Not one to be voted MVP in Little League, Ramirez tried his hand at other sports, including basketball and soccer, but somehow always found his way back to baseball. His loyalty to the game was finally rewarded in high school. The traditional growth spurt attacked with a vengeance and brought with it a power that his throw had never seen before. His coaches, however, saw it, and Ramirez was soon gracing the pitcher's mound, a spot he has been loathe to leave ever since.
In 2003, after Greg Ramirez was finishing up his senior year at Pepperdine College, the Mets picked him up in the twenty-second round of the draft. Although he was coming off of a successful season, he was named Post-Conference Pitcher of the Year, Ramirez describes himself as an "iffy" draft pick. He says that he was a "pretty average player" that was "fortunate" to get drafted. Greg has recently been named to the All-Star team and is among the South Atlantic League leaders in saves, 10. Preferring to face right-handed batters, it's curious to note that they actually hit better off of him than lefty's do.

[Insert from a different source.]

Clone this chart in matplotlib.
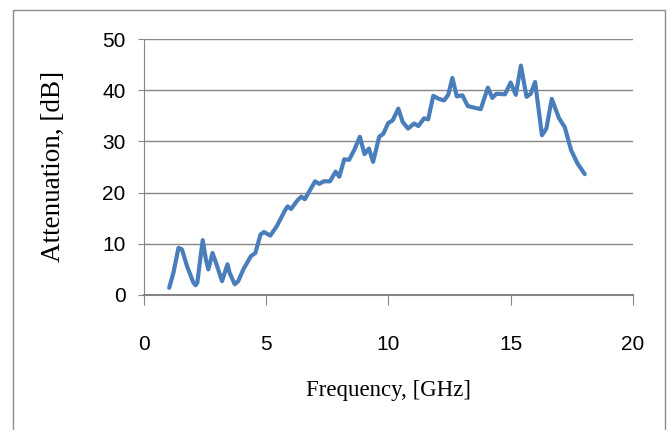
import matplotlib.pyplot as plt
from matplotlib.patches import Rectangle

# Attenuation vs frequency
freq = [1.05, 1.22, 1.43, 1.57, 1.78, 2.04, 2.13, 2.2, 2.3, 2.42, 2.55, 2.65, 2.82, 2.96,
        3.21, 3.43, 3.52, 3.73, 3.87, 4.08, 4.39, 4.57, 4.78, 4.92, 5.18, 5.44, 5.79, 5.89,
        6.03, 6.31, 6.45, 6.59, 7.01, 7.18, 7.36, 7.62, 7.85, 8.0, 8.2, 8.4, 8.61, 8.84,
        9.03, 9.21, 9.38, 9.63, 9.8, 10.0, 10.18, 10.41, 10.59, 10.81, 11.06, 11.23, 11.46,
        11.63, 11.84, 12.07, 12.28, 12.45, 12.62, 12.8, 13.03, 13.25, 13.5, 13.78, 14.07,
        14.25, 14.42, 14.77, 15.0, 15.21, 15.42, 15.65, 15.82, 16.0, 16.28, 16.46, 16.68,
        16.98, 17.21, 17.47, 17.73, 18.03]
atten = [1.4, 4.3, 9.2, 8.9, 5.6, 2.4, 1.9, 2.4, 6.3, 10.7, 6.9, 5.0, 8.2, 6.3,
         2.7, 6.0, 4.3, 2.1, 2.7, 5.0, 7.6, 8.2, 11.8, 12.3, 11.6, 13.4, 16.6, 17.3,
         16.8, 18.6, 19.2, 18.7, 22.2, 21.7, 22.2, 22.2, 24.1, 23.1, 26.5, 26.4, 28.3, 30.9,
         27.5, 28.6, 26.0, 30.9, 31.5, 33.6, 34.1, 36.4, 33.8, 32.5, 33.5, 33.0, 34.5,
         34.3, 38.9, 38.3, 38.0, 39.1, 42.4, 38.8, 39.0, 36.9, 36.6, 36.3, 40.5,
         38.5, 39.3, 39.2, 41.5, 39.1, 44.8, 38.7, 39.3, 41.6, 31.2, 32.5, 38.3,
         34.5, 32.8, 28.3, 25.7, 23.6]

x_ticks = [0, 5, 10, 15, 20]
y_ticks = [0, 10, 20, 30, 40, 50]

fig = plt.figure(figsize=(6.69, 4.30), dpi=100)
ax = fig.add_axes([0.2145, 0.3140, 0.7317, 0.5953])

ax.plot(freq, atten, color='#4A7EBB', linewidth=3.0, solid_joinstyle='round',
        solid_capstyle='round')

ax.set_xlim(0, 20)
ax.set_ylim(0, 50)
ax.set_xticks(x_ticks)
ax.set_yticks(y_ticks)
ax.grid(axis='y', color='#868686', linewidth=1.0)
ax.set_axisbelow(True)

for side in ['top', 'right']:
    ax.spines[side].set_visible(False)
ax.spines['left'].set_color('#868686')
ax.spines['bottom'].set_color('#868686')
ax.spines['bottom'].set_linewidth(1.5)
ax.tick_params(axis='x', direction='out', length=7, color='#868686', pad=22)
ax.tick_params(axis='y', direction='out', length=4, color='#868686', pad=9)

for lbl in ax.get_xticklabels() + ax.get_yticklabels():
    lbl.set_family('Liberation Sans')
    lbl.set_fontsize(15)

# axis titles placed where they sit in the original
fig.text(0.5807, 1 - 396 / 430, "Frequency, [GHz]", family='Liberation Serif',
         fontsize=16.5, ha='center', va='baseline')
fig.text(53 / 669, 1 - 166 / 430, "Attenuation, [dB]", family='Liberation Serif',
         fontsize=19.5, rotation=90, ha='center', va='center')

# outer frame
fig.patches.append(Rectangle((12.5 / 669, -0.02), (665 - 12.5) / 669, 1.02 - 10 / 430,
                             transform=fig.transFigure, fill=False,
                             edgecolor='#8c8c8c', linewidth=1.0))

plt.savefig("out.png", dpi=100)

In the off-season Ramirez likes to get together with a few of his old high school buddies. Last season they went to Vegas. For several years now the friends have been batting around the idea of going into business for themselves with either a bar or a restaurant. While Ramirez insists that the proposal isn't too serious, he admits that they've looked into details like demographics. When free time does come around, Greg heads out to the golf course or picks up a canvas. With a mother who's a graphic artist, Greg has been around some type of art all of his life. He has a certain fondness for both watercolors and oils and, when he's at home, he goes out to paint the waves from the beach.

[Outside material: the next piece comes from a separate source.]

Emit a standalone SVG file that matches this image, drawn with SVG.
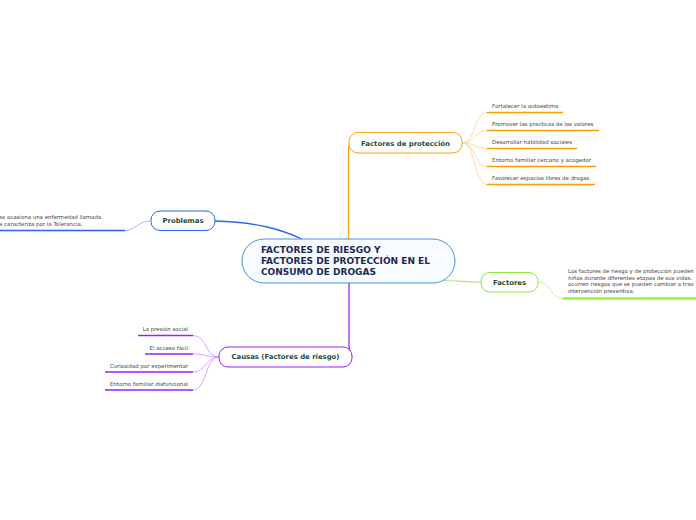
<svg xmlns="http://www.w3.org/2000/svg" width="696" height="520" viewBox="0 0 696 520">
<style>
.nt{font-family:"DejaVu Sans",Verdana,sans-serif;font-weight:bold;fill:#1d4a3c;font-size:6.9px;text-anchor:middle}
.lt{font-family:"DejaVu Sans",Verdana,sans-serif;fill:#444;font-size:5.45px}
.ct{font-family:"DejaVu Sans",Verdana,sans-serif;font-weight:bold;fill:#1b2a4e;font-size:9px}
.c{fill:none}
</style>
<rect width="696" height="520" fill="#fff"/>
<g id="connectors">
  <path class="c" d="M215,221 C258,222 282,230 302,239" stroke="#2f64f0" stroke-width="1.3"/>
  <path class="c" d="M151,221 C138,221 136,230 125,230.5" stroke="#8fa8ff" stroke-width="0.8"/>
  <path class="c" d="M0,230.5 H125" stroke="#2f5ff0" stroke-width="1.6"/>
  <path class="c" d="M348.5,239 V152 Q348.5,143 352,140" stroke="#f5a31a" stroke-width="1.3"/>
  <path class="c" d="M462,143 C476,143 474,112.5 487,112.5" stroke="#ffd08c" stroke-width="0.8"/>
  <path class="c" d="M462,143 C476,143 474,130.5 487,130.5" stroke="#ffd08c" stroke-width="0.8"/>
  <path class="c" d="M462,143 C476,143 474,148.5 487,148.5" stroke="#ffd08c" stroke-width="0.8"/>
  <path class="c" d="M462,143 C476,143 474,166.5 487,166.5" stroke="#ffd08c" stroke-width="0.8"/>
  <path class="c" d="M462,143 C476,143 474,184.5 487,184.5" stroke="#ffd08c" stroke-width="0.8"/>
  <g stroke="#f5a000" stroke-width="1.6">
    <path class="c" d="M487,112.5 H563"/>
    <path class="c" d="M487,130.5 H599"/>
    <path class="c" d="M487,148.5 H577"/>
    <path class="c" d="M487,166.5 H596"/>
    <path class="c" d="M487,184.5 H595"/>
  </g>
  <path class="c" d="M444,280.5 C460,281 470,282 481,282" stroke="#a6e86a" stroke-width="1.2"/>
  <path class="c" d="M538,282 C552,282 550,298.5 563,298.5" stroke="#b8f07a" stroke-width="0.8"/>
  <path class="c" d="M563,298.5 H696" stroke="#8ee636" stroke-width="1.8"/>
  <path class="c" d="M349,283 V346 Q349,352 352,357" stroke="#a628f0" stroke-width="1.3"/>
  <path class="c" d="M219,357 C205,357 207,335.5 193,335.5" stroke="#d48cff" stroke-width="0.8"/>
  <path class="c" d="M219,357 C205,357 207,354 193,354" stroke="#d48cff" stroke-width="0.8"/>
  <path class="c" d="M219,357 C205,357 207,372 193,372" stroke="#d48cff" stroke-width="0.8"/>
  <path class="c" d="M219,357 C205,357 207,390 193,390" stroke="#d48cff" stroke-width="0.8"/>
  <g stroke="#a020f0" stroke-width="1.6">
    <path class="c" d="M138,335.5 H193"/>
    <path class="c" d="M145,354 H193"/>
    <path class="c" d="M105,372 H193"/>
    <path class="c" d="M105,390 H193"/>
  </g>
</g>
<g id="central">
  <rect x="242" y="239" width="213" height="44" rx="22" fill="#f8fbff" stroke="#4a90d9" stroke-width="1"/>
  <text class="ct" x="261" y="253.3">FACTORES DE RIESGO Y</text>
  <text class="ct" x="261" y="264.3">FACTORES DE PROTECCIÓN EN EL</text>
  <text class="ct" x="261" y="275.3">CONSUMO DE DROGAS</text>
</g>
<g id="proteccion">
  <rect x="349" y="132.5" width="113" height="20.5" rx="9" fill="#fff" stroke="#f5a31a" stroke-width="1"/>
  <text class="nt" x="405.5" y="145.5">Factores de protección</text>
</g>
<g id="prot-items">
  <text class="lt" x="492" y="108">Fortalecer la autoestima</text>
  <text class="lt" x="492" y="126">Promover las practicas de los valores</text>
  <text class="lt" x="492" y="144">Desarrollar habilidad sociales</text>
  <text class="lt" x="492" y="162">Entorno familiar cercano y acogedor</text>
  <text class="lt" x="492" y="180">Favorecer espacios libres de drogas</text>
</g>
<g id="problemas">
  <rect x="151" y="211" width="64" height="19.5" rx="9" fill="#fff" stroke="#2f64f0" stroke-width="1"/>
  <text class="nt" x="183" y="223.3">Problemas</text>
</g>
<g id="problemas-item">
  <text class="lt" x="-1" y="219">as ocasiona una enfermedad llamada</text>
  <text class="lt" x="-1" y="226">e caracteriza por la Tolerancia.</text>
</g>
<g id="factores">
  <rect x="481" y="272.5" width="57" height="19.5" rx="9" fill="#fff" stroke="#8ee636" stroke-width="1"/>
  <text class="nt" x="509.5" y="284.6">Factores</text>
</g>
<g id="factores-item">
  <text class="lt" x="568" y="273">Los factores de riesgo y de protección pueden</text>
  <text class="lt" x="568" y="279.7">niños durante diferentes etapas de sus vidas.</text>
  <text class="lt" x="568" y="286.4">ocurren riesgos que se pueden cambiar a trav</text>
  <text class="lt" x="568" y="293.1">intervención preventiva.</text>
</g>
<g id="causas">
  <rect x="219" y="347" width="133" height="20" rx="9" fill="#fff" stroke="#a020f0" stroke-width="1"/>
  <text class="nt" x="285.5" y="359.4">Causas (Factores de riesgo)</text>
</g>
<g id="causas-items">
  <text class="lt" x="188" y="331" text-anchor="end">La presión social</text>
  <text class="lt" x="188" y="349.5" text-anchor="end">El acceso fácil</text>
  <text class="lt" x="188" y="367.5" text-anchor="end">Curiosidad por experimentar</text>
  <text class="lt" x="188" y="385.5" text-anchor="end">Entorno familiar disfuncional</text>
</g>
</svg>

Unlike many pitchers, Ramirez brings his arm over his head in his wind-up. This causes more time to be taken up and throws off the batter. In general, Ramirez says that he's "kind of slow walking around. My whole demeanor's slow." Against batters who expect a rushed speed, this can be a significant advantage. Once the hitter's timing is upset, Ramirez throws his fastball inside and the umpire usually calls a strike. This dangerous combination has helped him to strike out 60 batters in 61.1 innings. In Ramirez's repertoire lies a two-seam fastball, a four-seam fastball, a curveball, and a change-up. He says that locating his fastball has always been his biggest weakness. Somehow it tends to end up high.
Now that he's playing professional baseball, Ramirez is conscious of the history behind his sport. Being part of a game that's been around for ages isn't exactly what you focus on when you're twelve. No longer twelve and playing in ballparks that have seen their fair share of trying times, Ramirez is constantly confronted with the traditions behind the game. "Daily things remind you to respect it." This sort of regard promises him a deeper understanding of the game and any benefits it offers, Greg is more than happy to accept.
As a player who says that his "biggest asset is being reliable," Ramirez doesn't disappoint. He has a 6-0 record that's marred by a few not so pretty showings, but overall he's kept up with his image of consistency. When considering he's only given up 49 hits in 222 at-bats, his record looks that much better. As another player who forgoes a showboat style for simple results, Greg Ramirez effortlessly melds skill of the game and respect for it into a flawless pitching performance.